The relevant clearances have not been and will not be, obtained from the South African Reserve Bank nor any other applicable body in the Republic of South Africa. Accordingly, the Placing Shares will not, directly or indirectly, be offered or sold within the Republic of South Africa or to or for the account or benefit of any resident in the Republic of South Africa. Unless otherwise agreed with Panmure Gordon in an Investor Letter, each person who initially acquires any Ordinary Shares or to whom any offer is made under the Placing will be deemed to have represented, warranted and agreed to and with the Company, each Selling Shareholder and Panmure Gordon that it is not in the Republic of South Africa. The Company, the Selling Shareholders, Panmure Gordon and their respective affiliates, representatives and others will rely upon the truth and accuracy of the foregoing representation, warranty, acknowledgement and agreement.
The Placing Shares have not been and will not be registered under the Securities and Exchange Law of Japan and may not be offered or sold directly or indirectly in Japan or to or for the account or benefit of any resident in Japan except under circumstances that result in compliance of all applicable laws, regulations and guidelines promulgated by the relevant governmental and regulatory authorised in effect at the relevant time. Unless otherwise agreed with Panmure Gordon in an Investor Letter, each person who initially acquires any Ordinary Shares or to whom any offer is made under the Placing will be deemed to have represented, warranted and agreed to and with the Company, each Selling Shareholder and Panmure Gordon that it is not in Japan. The Company, the Selling Shareholders, Panmure Gordon and their respective affiliates, representatives and others will rely upon the truth and accuracy of the foregoing representation, warranty, acknowledgement and agreement.

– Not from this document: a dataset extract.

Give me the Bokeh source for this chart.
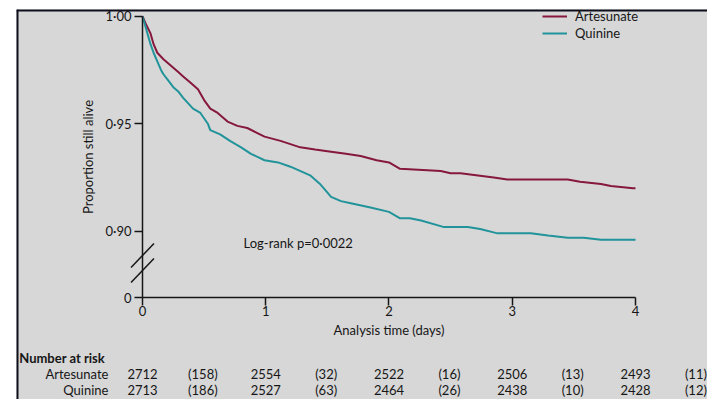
from bokeh.plotting import figure
from bokeh.models import Range1d, FixedTicker, CustomJSTickFormatter, Legend, LegendItem, Label, Span
from bokeh.embed import file_html
from bokeh.resources import INLINE
from bokeh.core.properties import value

# ---- data ----
time_art = [0, 0.03, 0.065, 0.09, 0.12, 0.17, 0.21, 0.25, 0.29, 0.33, 0.39, 0.45, 0.50, 0.55,
            0.61, 0.69, 0.77, 0.85, 0.92, 0.99, 1.12, 1.28, 1.40, 1.53, 1.65, 1.77, 1.90, 2.00,
            2.09, 2.42, 2.50, 2.58, 2.85, 2.96, 3.45, 3.55, 3.72, 3.80, 3.98, 4.0]
surv_art = [1.000, 0.996, 0.992, 0.987, 0.983, 0.980, 0.978, 0.976, 0.974, 0.972, 0.969, 0.966,
            0.961, 0.957, 0.955, 0.951, 0.949, 0.948, 0.946, 0.944, 0.942, 0.939, 0.938, 0.937,
            0.936, 0.935, 0.933, 0.932, 0.929, 0.928, 0.927, 0.927, 0.925, 0.924, 0.924, 0.923,
            0.922, 0.921, 0.920, 0.920]
time_qui = [0, 0.02, 0.04, 0.065, 0.09, 0.12, 0.15, 0.17, 0.21, 0.25, 0.29, 0.33, 0.41, 0.47,
            0.53, 0.55, 0.63, 0.71, 0.80, 0.88, 0.99, 1.10, 1.20, 1.36, 1.44, 1.53, 1.61, 1.69,
            1.85, 2.00, 2.09, 2.17, 2.26, 2.44, 2.64, 2.74, 2.88, 3.15, 3.29, 3.45, 3.58, 3.72, 4.0]
surv_qui = [1.000, 0.996, 0.992, 0.987, 0.983, 0.979, 0.975, 0.973, 0.970, 0.967, 0.965, 0.962,
            0.957, 0.955, 0.950, 0.947, 0.945, 0.942, 0.939, 0.936, 0.933, 0.932, 0.930, 0.926,
            0.922, 0.916, 0.914, 0.913, 0.911, 0.909, 0.906, 0.906, 0.905, 0.902, 0.902, 0.901,
            0.899, 0.899, 0.898, 0.897, 0.897, 0.896, 0.896]

risk_times = [0, 1, 2, 3, 4]
risk_art = [2712, 2554, 2522, 2506, 2493]
cens_art = [158, 32, 16, 13, 11]
risk_qui = [2713, 2527, 2464, 2438, 2428]
cens_qui = [186, 63, 26, 10, 12]
groups = ["Artesunate", "Quinine"]
x_ticks = [0, 1, 2, 3, 4]
y_ticks = [0.90, 0.95, 1.00]
logrank_text = "Log-rank p=0\u00b70022"

# ---- styling / layout constants ----
BG = "#d7d7d7"
INK = "#161616"
FRAME_INK = "#0e0e1c"
RED = "#86173d"
TEAL = "#21939a"
FONT = "Lato"
Y_ZERO = 0.869          # where "0" sits on the broken axis
BREAKS = [0.8887, 0.8817]
Y_HEAD, Y_ART, Y_QUI = 0.84107, 0.83363, 0.82619
X0, X1 = -1.0223, 4.5842
Y0, Y1 = 0.82172, 1.00312

p = figure(width=707, height=399, x_range=Range1d(X0, X1), y_range=Range1d(Y0, Y1),
           toolbar_location=None, output_backend="svg",
           min_border_left=16, min_border_top=9, min_border_right=0, min_border_bottom=0,
           background_fill_color=BG, border_fill_color="white", outline_line_color=None)
p.grid.visible = False

# dark frame lines along the top and left edges of the panel
p.add_layout(Span(location=X0, dimension="height", line_color=FRAME_INK, line_width=4))
p.add_layout(Span(location=Y1, dimension="width", line_color=FRAME_INK, line_width=4))

r_art = p.line(time_art, surv_art, line_color=RED, line_width=2)
r_qui = p.line(time_qui, surv_qui, line_color=TEAL, line_width=2)

# axes
for ax in (p.xaxis[0], p.yaxis[0]):
    ax.axis_line_color = INK
    ax.axis_line_width = 1.5
    ax.major_tick_line_color = INK
    ax.major_tick_line_width = 1.5
    ax.major_tick_out = 8
    ax.major_tick_in = 0
    ax.minor_tick_line_color = None
    ax.major_label_text_font = FONT
    ax.major_label_text_font_size = "13px"
    ax.major_label_text_color = INK
    ax.axis_label_text_font = FONT
    ax.axis_label_text_font_size = "13px"
    ax.axis_label_text_font_style = "normal"
    ax.axis_label_text_color = INK

xa = p.xaxis[0]
xa.fixed_location = Y_ZERO
xa.bounds = (0, 4)
xa.ticker = FixedTicker(ticks=x_ticks, minor_ticks=[])
xa.axis_label = "Analysis time (days)"
xa.major_label_standoff = 0
xa.axis_label_standoff = 3

ya = p.yaxis[0]
ya.fixed_location = 0
ya.bounds = (Y_ZERO, 1.0)
ya.ticker = FixedTicker(ticks=[Y_ZERO] + y_ticks, minor_ticks=[])
ya.formatter = CustomJSTickFormatter(code="return tick < 0.88 ? '0' : tick.toFixed(2).replace('.', '\u00b7');")
ya.axis_label = "Proportion still alive"
ya.major_label_standoff = 3
ya.axis_label_standoff = 6

# axis break marks
dx, dy = 0.093, 0.0056
p.segment(x0=[-dx] * len(BREAKS), y0=[b - dy for b in BREAKS],
          x1=[dx] * len(BREAKS), y1=[b + dy for b in BREAKS], line_color=INK, line_width=1.5)

# log-rank annotation
p.add_layout(Label(x=0.82, y=0.8947, text=logrank_text, text_font=FONT, text_font_size="13px",
                   text_color=INK, text_baseline="middle", text_align="left"))

# legend
legend = Legend(items=[LegendItem(label=groups[0], renderers=[r_art]),
                       LegendItem(label=groups[1], renderers=[r_qui])],
                location=(526, 358), padding=0, spacing=1, margin=0,
                glyph_width=25, glyph_height=16, label_height=16, label_standoff=8,
                label_text_font=FONT, label_text_font_size="13px", label_text_color=INK,
                border_line_color=None, background_fill_alpha=0)
p.add_layout(legend)

# number-at-risk table
txt = dict(text_font=value(FONT), text_font_size=value("13px"), text_color=INK, text_baseline="middle")
p.text(x=[-1.0], y=[Y_HEAD], text=["Number at risk"], text_align="left", text_font_style="bold", **txt)
p.text(x=[-0.276, -0.276], y=[Y_ART, Y_QUI], text=groups, text_align="right", **txt)
for row_y, at_risk, cens in ((Y_ART, risk_art, cens_art), (Y_QUI, risk_qui, cens_qui)):
    p.text(x=risk_times, y=[row_y] * len(risk_times), text=[str(v) for v in at_risk],
           text_align="center", **txt)
    p.text(x=[t + 0.49 for t in risk_times], y=[row_y] * len(risk_times),
           text=["(%d)" % c for c in cens], text_align="center", **txt)

open("out.html", "w").write(file_html(p, INLINE))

By agreeing to acquire Placing Shares under the Placing, each prospective Placee which enters into a commitment to acquire Placing Shares will (for itself and any person(s) procured by it to acquire Placing Shares and any nominee(s) for any such person(s)) be deemed to agree, represent and warrant to each of the Company, the Selling Shareholders, Panmure Gordon and the Registrar that:
Each Placee irrevocably agrees, on its own behalf and on behalf of any person on whose behalf it is acting, to indemnify and hold the Company, the Selling Shareholders, Panmure Gordon and their respective affiliates harmless from any and all costs, claims, liabilities and expenses (including legal fees and expenses) arising out of any breach by it any person on whose behalf it is acting of the representations, warranties, undertakings, agreements and acknowledgements in these Terms and Conditions.
If the Company, Panmure Gordon or the Registrar or any of their agents request any information in connection with a Placee’s agreement to acquire Placing Shares under the Placing or to comply with any relevant legislation, such Investor must promptly disclose it to them.